--- Start of GIVEN MATERIAL ---
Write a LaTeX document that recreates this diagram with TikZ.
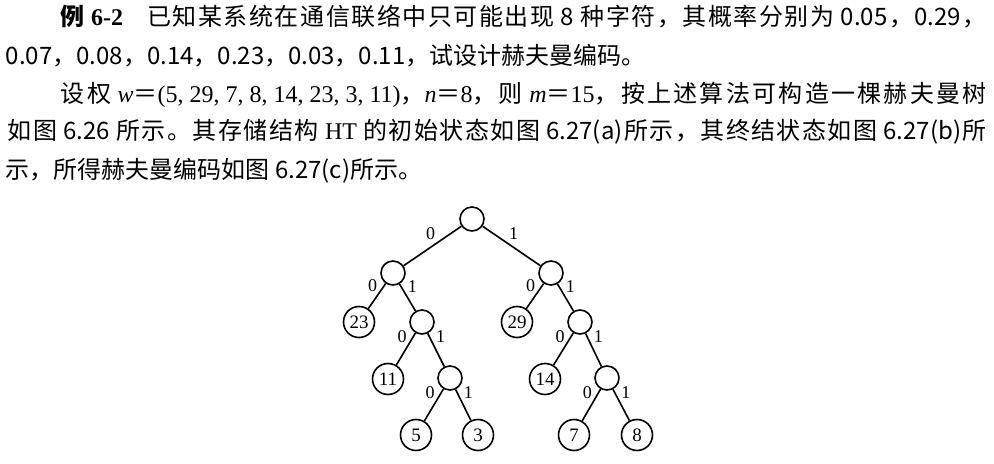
\documentclass[tikz,border=0pt]{standalone}
\usepackage{fontspec}
\setmainfont{Liberation Serif}
\newfontfamily\cjk{Noto Sans CJK SC}
% glue between CJK characters, so that full lines can be stretched
\newXeTeXintercharclass\hanzi
\newXeTeXintercharclass\hanpunct
\newcount\hancode
\hancode="4E00
\loop \XeTeXcharclass\hancode=\hanzi \advance\hancode by 1 \ifnum\hancode<"A000 \repeat
\XeTeXcharclass"FF0C=\hanpunct
\XeTeXcharclass"3002=\hanpunct
\XeTeXinterchartoks 0 \hanzi = {\hskip 0pt plus 1pt\relax}
\XeTeXinterchartoks \hanzi 0 = {\hskip 0pt plus 1pt\relax}
\XeTeXinterchartoks \hanzi \hanzi = {\hskip 0pt plus 1pt\relax}
\XeTeXinterchartoks \hanzi \hanpunct = {\hskip 0pt plus 1pt\relax}
\XeTeXinterchartoks \hanpunct \hanzi = {\hskip 0pt plus 1pt\relax}
\XeTeXinterchartoks \hanpunct 0 = {\hskip 0pt plus 1pt\relax}
\XeTeXinterchartoks 0 \hanpunct = {\hskip 0pt plus 1pt\relax}
\newcommand\fullline[2]{{\XeTeXinterchartokenstate=1 \spaceskip=3pt plus .2pt\relax \makebox[#1][s]{#2}}}
\newcommand\wsep{{\rmfamily,}\hskip 3pt\relax}

\begin{document}
\begin{tikzpicture}[x=0.5pt, y=-0.5pt, line width=0.8pt,
  every node/.style={inner sep=0pt},
  txt/.style={anchor=base west, font=\cjk\fontsize{12}{14}\selectfont},
  knot/.style={draw, circle, minimum size=12pt},
  leaf/.style={draw, circle, minimum size=15.5pt, font=\fontsize{9.5}{11}\selectfont},
  bit/.style={font=\fontsize{9}{11}\selectfont, inner sep=3pt}]
\useasboundingbox (0,0) rectangle (994,464);

% text of the example
\node[txt] (l1) at (60,26) {\fullline{463pt}{{\bfseries 例 \rmfamily 6-2}\hskip 12pt 已知某系统在通信联络中只可能出现 8 种字符，其概率分别为 0.05，0.29，}};
\node[txt] (l2) at (5,65) {0.07，0.08，0.14，0.23，0.03，0.11，试设计赫夫曼编码。};
\node[txt] (l3) at (60,103) {\fullline{463pt}{设权 {\rmfamily\itshape w}＝{\rmfamily (5\wsep 29\wsep 7\wsep 8\wsep 14\wsep 23\wsep 3\wsep 11)}，{\rmfamily\itshape n}＝{\rmfamily 8}，则 {\rmfamily\itshape m}＝{\rmfamily 15}，按上述算法可构造一棵赫夫曼树}};
\node[txt] (l4) at (7,140) {\fullline{489.5pt}{如图 6.26 所示。其存储结构 {\rmfamily HT} 的初始状态如图 6.27(a)所示，其终结状态如图 6.27(b)所}};
\node[txt] (l5) at (5,179) {示，所得赫夫曼编码如图 6.27(c)所示。};

% Huffman tree
\node[knot] (root) at (472,219) {};
\node[knot] (a) at (393,273) {};
\node[knot] (b) at (551,273) {};
\node[leaf] (w23) at (359,322) {23};
\node[knot] (c) at (422,322) {};
\node[leaf] (w29) at (517,322) {29};
\node[knot] (d) at (580,322) {};
\node[leaf] (w11) at (388,379) {11};
\node[knot] (e) at (450,378) {};
\node[leaf] (w14) at (545,379) {14};
\node[knot] (f) at (607,378) {};
\node[leaf] (w5) at (416,435) {5};
\node[leaf] (w3) at (478,435) {3};
\node[leaf] (w7) at (574,435) {7};
\node[leaf] (w8) at (637,435) {8};

\draw (root) -- node[bit, above, xshift=-1pt] {0} (a);
\draw (root) -- node[bit, above, xshift=1pt] {1} (b);
\draw (a) -- node[bit, pos=.1, left] {0} (w23);
\draw (a) -- node[bit, pos=.1, right] {1} (c);
\draw (b) -- node[bit, pos=.1, left] {0} (w29);
\draw (b) -- node[bit, pos=.1, right] {1} (d);
\draw (c) -- node[bit, pos=.1, left] {0} (w11);
\draw (c) -- node[bit, pos=.1, right] {1} (e);
\draw (d) -- node[bit, pos=.1, left] {0} (w14);
\draw (d) -- node[bit, pos=.1, right] {1} (f);
\draw (e) -- node[bit, pos=.1, left] {0} (w5);
\draw (e) -- node[bit, pos=.1, right] {1} (w3);
\draw (f) -- node[bit, pos=.1, left] {0} (w7);
\draw (f) -- node[bit, pos=.1, right] {1} (w8);
\end{tikzpicture}
\end{document}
--- End of GIVEN MATERIAL ---
Extract the full listing exactly, with the pictures left out.

THE COMPLETED TASK
Write a LaTeX document that recreates this diagram with TikZ.
\documentclass[tikz,border=0pt]{standalone}
\usepackage{fontspec}
\setmainfont{Liberation Serif}
\newfontfamily\cjk{Noto Sans CJK SC}
% glue between CJK characters, so that full lines can be stretched
\newXeTeXintercharclass\hanzi
\newXeTeXintercharclass\hanpunct
\newcount\hancode
\hancode="4E00
\loop \XeTeXcharclass\hancode=\hanzi \advance\hancode by 1 \ifnum\hancode<"A000 \repeat
\XeTeXcharclass"FF0C=\hanpunct
\XeTeXcharclass"3002=\hanpunct
\XeTeXinterchartoks 0 \hanzi = {\hskip 0pt plus 1pt\relax}
\XeTeXinterchartoks \hanzi 0 = {\hskip 0pt plus 1pt\relax}
\XeTeXinterchartoks \hanzi \hanzi = {\hskip 0pt plus 1pt\relax}
\XeTeXinterchartoks \hanzi \hanpunct = {\hskip 0pt plus 1pt\relax}
\XeTeXinterchartoks \hanpunct \hanzi = {\hskip 0pt plus 1pt\relax}
\XeTeXinterchartoks \hanpunct 0 = {\hskip 0pt plus 1pt\relax}
\XeTeXinterchartoks 0 \hanpunct = {\hskip 0pt plus 1pt\relax}
\newcommand\fullline[2]{{\XeTeXinterchartokenstate=1 \spaceskip=3pt plus .2pt\relax \makebox[#1][s]{#2}}}
\newcommand\wsep{{\rmfamily,}\hskip 3pt\relax}

\begin{document}
\begin{tikzpicture}[x=0.5pt, y=-0.5pt, line width=0.8pt,
  every node/.style={inner sep=0pt},
  txt/.style={anchor=base west, font=\cjk\fontsize{12}{14}\selectfont},
  knot/.style={draw, circle, minimum size=12pt},
  leaf/.style={draw, circle, minimum size=15.5pt, font=\fontsize{9.5}{11}\selectfont},
  bit/.style={font=\fontsize{9}{11}\selectfont, inner sep=3pt}]
\useasboundingbox (0,0) rectangle (994,464);

% text of the example
\node[txt] (l1) at (60,26) {\fullline{463pt}{{\bfseries 例 \rmfamily 6-2}\hskip 12pt 已知某系统在通信联络中只可能出现 8 种字符，其概率分别为 0.05，0.29，}};
\node[txt] (l2) at (5,65) {0.07，0.08，0.14，0.23，0.03，0.11，试设计赫夫曼编码。};
\node[txt] (l3) at (60,103) {\fullline{463pt}{设权 {\rmfamily\itshape w}＝{\rmfamily (5\wsep 29\wsep 7\wsep 8\wsep 14\wsep 23\wsep 3\wsep 11)}，{\rmfamily\itshape n}＝{\rmfamily 8}，则 {\rmfamily\itshape m}＝{\rmfamily 15}，按上述算法可构造一棵赫夫曼树}};
\node[txt] (l4) at (7,140) {\fullline{489.5pt}{如图 6.26 所示。其存储结构 {\rmfamily HT} 的初始状态如图 6.27(a)所示，其终结状态如图 6.27(b)所}};
\node[txt] (l5) at (5,179) {示，所得赫夫曼编码如图 6.27(c)所示。};

% Huffman tree
\node[knot] (root) at (472,219) {};
\node[knot] (a) at (393,273) {};
\node[knot] (b) at (551,273) {};
\node[leaf] (w23) at (359,322) {23};
\node[knot] (c) at (422,322) {};
\node[leaf] (w29) at (517,322) {29};
\node[knot] (d) at (580,322) {};
\node[leaf] (w11) at (388,379) {11};
\node[knot] (e) at (450,378) {};
\node[leaf] (w14) at (545,379) {14};
\node[knot] (f) at (607,378) {};
\node[leaf] (w5) at (416,435) {5};
\node[leaf] (w3) at (478,435) {3};
\node[leaf] (w7) at (574,435) {7};
\node[leaf] (w8) at (637,435) {8};

\draw (root) -- node[bit, above, xshift=-1pt] {0} (a);
\draw (root) -- node[bit, above, xshift=1pt] {1} (b);
\draw (a) -- node[bit, pos=.1, left] {0} (w23);
\draw (a) -- node[bit, pos=.1, right] {1} (c);
\draw (b) -- node[bit, pos=.1, left] {0} (w29);
\draw (b) -- node[bit, pos=.1, right] {1} (d);
\draw (c) -- node[bit, pos=.1, left] {0} (w11);
\draw (c) -- node[bit, pos=.1, right] {1} (e);
\draw (d) -- node[bit, pos=.1, left] {0} (w14);
\draw (d) -- node[bit, pos=.1, right] {1} (f);
\draw (e) -- node[bit, pos=.1, left] {0} (w5);
\draw (e) -- node[bit, pos=.1, right] {1} (w3);
\draw (f) -- node[bit, pos=.1, left] {0} (w7);
\draw (f) -- node[bit, pos=.1, right] {1} (w8);
\end{tikzpicture}
\end{document}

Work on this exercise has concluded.